En art, la modernité s’est pourtant constituée contre l’ornement et la dépense somptuaire, c’est pourquoi les artistes ont dû trouver d’autres techniques pour contourner ce tabou ornemental. La première technique fait appel à l’impact psycho-physique des objets dans l’espace, des objets qui, prenant corps, peuvent interagir avec ceux des visiteurs, comme des personnes. Des sculptures et des installations de Thomas Teurlai se dégage un sentiment de vitalité contenue mêlé de danger potentiel: les matériaux qu’il utilise comme le gaz, le feu et l’électricité, et les outils qu’il détourne, produisent des machines à la fois séduisantes et intouchables. C’est cette même attention au bricolage qui permet d’animer ou de ressusciter les objets, chez Thierry Liégeois. Mais chez lui, l’énergie qui circule produit [ou provient d’] un imaginaire façonné par la violence iconographique du heavy metal et un certain cinéma de série B, où zombies, cow-boys et autres robots se livrent à des parties de cartes endiablées.

La seconde technique d’enchantement fait l’objet d’un traitement plus détaillé: l’image animée, film ou vidéo. Que le cinéma soit apparu moins comme une belle réussite technique que comme une magie est attesté par de nombreux témoignages. Il permet d’animer l’inanimé, de restituer la vie, de créer un autre monde. Le cinéma, entre autres arts plastiques, a pu faire survivre l’animisme, c’est-à-dire une propension à attribuer aux choses une vie et une conscience, en pleine modernité. Les cinéastes expérimentaux comme Hans Richter ou Len Lye, Méliès et les surréalistes ne se sont pas privés d’exploiter les ressources surréelles du cinéma. Les vidéastes contemporains, en particulier ceux présentés ici, renouent avec cette veine animiste du cinéma des origines. Ils utilisent pour cela deux manières différentes. Certains s’inspirent clairement de films ou de textes ethnographiques, et font apparaître des images païennes, des rituels étranges, des techniques magiques. C’est ainsi que chez Pauline Curnier-Jardin la grotte de Lourdes devient une grotte enchantée, pleine d’images remontant à la préhistoire; que Rémi Voche se filme accomplissant dans la forêt ou la montagne des rites inspirés des films de Jean Rouch et que Mika Rottenberg invente et montre des modes de production au croisement de la magie et de la technologie.

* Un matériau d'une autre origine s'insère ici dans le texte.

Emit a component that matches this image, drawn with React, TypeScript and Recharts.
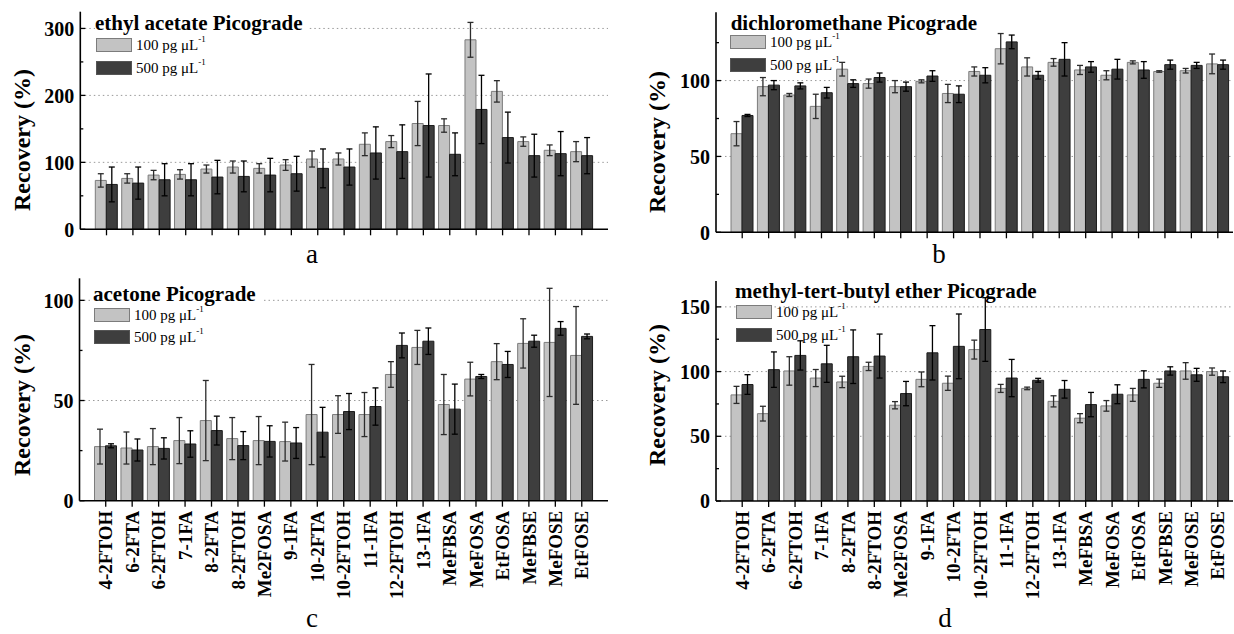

En renouant avec l’artisanat du Super 8 et du 16 mm, d’autres retrouvent les joies et les difficultés des premiers maîtres du cinéma fantastique, dans une perspective moins nostalgique qu’archéologique. C’est le cas de Pedro Paiva et Joao Maria Gusmao, dont les courts films relatent des expériences ou des tours de magie qui ont lieu dans un monde étrange et inquiétant. En filmant patiemment image par image, Pia Maria Martin anime de véritables chorégraphies de choses vivantes et de lieux hantés. Enfin, Louise Hervé et Chloé Maillet rappellent l’ambiance fantastique et macabre qui entoura l’invention du cinéma en associant, à travers l’histoire d’un papier peint tueur, les derniers moments d’Oscar Wilde et un épisode de Fantômas.

Tous les artistes qui participent à «Nouvelles de la kula» cherchent donc, par des moyens techniques, des choix iconographiques ou les histoires qu’ils racontent, des formes pouvant associer l’enchantement, la dépense et l’art, dans un intérêt tout autant esthétique que politique.